**WRITTEN INSTRUCTION**
Set down the full listing exactly as given. Any pictures are to be left out.

**DATA PROVIDED**
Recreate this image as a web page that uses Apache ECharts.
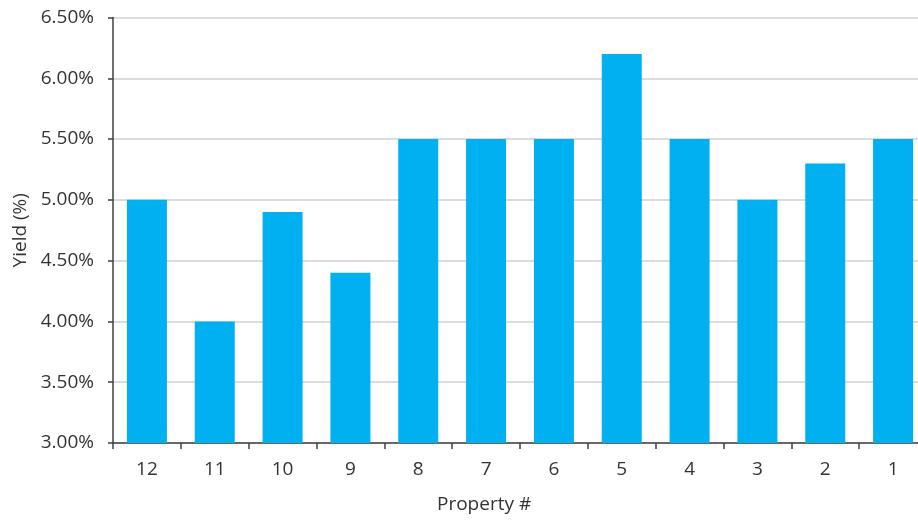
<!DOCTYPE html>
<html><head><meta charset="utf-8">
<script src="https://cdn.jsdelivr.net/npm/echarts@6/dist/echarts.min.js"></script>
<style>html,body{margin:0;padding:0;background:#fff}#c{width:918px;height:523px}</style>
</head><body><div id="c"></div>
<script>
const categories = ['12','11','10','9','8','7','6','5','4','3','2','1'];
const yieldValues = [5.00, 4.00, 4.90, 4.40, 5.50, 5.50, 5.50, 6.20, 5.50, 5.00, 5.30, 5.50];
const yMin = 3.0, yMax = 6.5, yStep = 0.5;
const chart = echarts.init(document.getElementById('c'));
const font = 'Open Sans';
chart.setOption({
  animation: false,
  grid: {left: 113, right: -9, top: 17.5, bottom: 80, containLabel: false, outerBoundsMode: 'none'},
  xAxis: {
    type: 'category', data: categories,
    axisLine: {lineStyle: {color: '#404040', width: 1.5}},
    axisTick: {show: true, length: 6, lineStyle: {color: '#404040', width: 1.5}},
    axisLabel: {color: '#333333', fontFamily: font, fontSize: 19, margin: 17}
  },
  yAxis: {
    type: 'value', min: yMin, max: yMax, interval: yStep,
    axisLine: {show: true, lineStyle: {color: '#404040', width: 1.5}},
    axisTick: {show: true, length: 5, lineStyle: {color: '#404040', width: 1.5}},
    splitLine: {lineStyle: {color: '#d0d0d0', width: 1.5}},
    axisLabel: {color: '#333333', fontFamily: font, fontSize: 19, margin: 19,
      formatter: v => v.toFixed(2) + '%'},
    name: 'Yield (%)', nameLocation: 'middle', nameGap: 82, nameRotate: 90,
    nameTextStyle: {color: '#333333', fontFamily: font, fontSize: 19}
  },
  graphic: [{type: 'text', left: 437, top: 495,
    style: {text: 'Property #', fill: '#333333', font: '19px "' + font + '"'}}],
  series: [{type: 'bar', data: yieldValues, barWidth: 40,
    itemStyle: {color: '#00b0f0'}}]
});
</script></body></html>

**RESPONSE**
Recreate this image as a web page that uses Apache ECharts.
<!DOCTYPE html>
<html><head><meta charset="utf-8">
<script src="https://cdn.jsdelivr.net/npm/echarts@6/dist/echarts.min.js"></script>
<style>html,body{margin:0;padding:0;background:#fff}#c{width:918px;height:523px}</style>
</head><body><div id="c"></div>
<script>
const categories = ['12','11','10','9','8','7','6','5','4','3','2','1'];
const yieldValues = [5.00, 4.00, 4.90, 4.40, 5.50, 5.50, 5.50, 6.20, 5.50, 5.00, 5.30, 5.50];
const yMin = 3.0, yMax = 6.5, yStep = 0.5;
const chart = echarts.init(document.getElementById('c'));
const font = 'Open Sans';
chart.setOption({
  animation: false,
  grid: {left: 113, right: -9, top: 17.5, bottom: 80, containLabel: false, outerBoundsMode: 'none'},
  xAxis: {
    type: 'category', data: categories,
    axisLine: {lineStyle: {color: '#404040', width: 1.5}},
    axisTick: {show: true, length: 6, lineStyle: {color: '#404040', width: 1.5}},
    axisLabel: {color: '#333333', fontFamily: font, fontSize: 19, margin: 17}
  },
  yAxis: {
    type: 'value', min: yMin, max: yMax, interval: yStep,
    axisLine: {show: true, lineStyle: {color: '#404040', width: 1.5}},
    axisTick: {show: true, length: 5, lineStyle: {color: '#404040', width: 1.5}},
    splitLine: {lineStyle: {color: '#d0d0d0', width: 1.5}},
    axisLabel: {color: '#333333', fontFamily: font, fontSize: 19, margin: 19,
      formatter: v => v.toFixed(2) + '%'},
    name: 'Yield (%)', nameLocation: 'middle', nameGap: 82, nameRotate: 90,
    nameTextStyle: {color: '#333333', fontFamily: font, fontSize: 19}
  },
  graphic: [{type: 'text', left: 437, top: 495,
    style: {text: 'Property #', fill: '#333333', font: '19px "' + font + '"'}}],
  series: [{type: 'bar', data: yieldValues, barWidth: 40,
    itemStyle: {color: '#00b0f0'}}]
});
</script></body></html>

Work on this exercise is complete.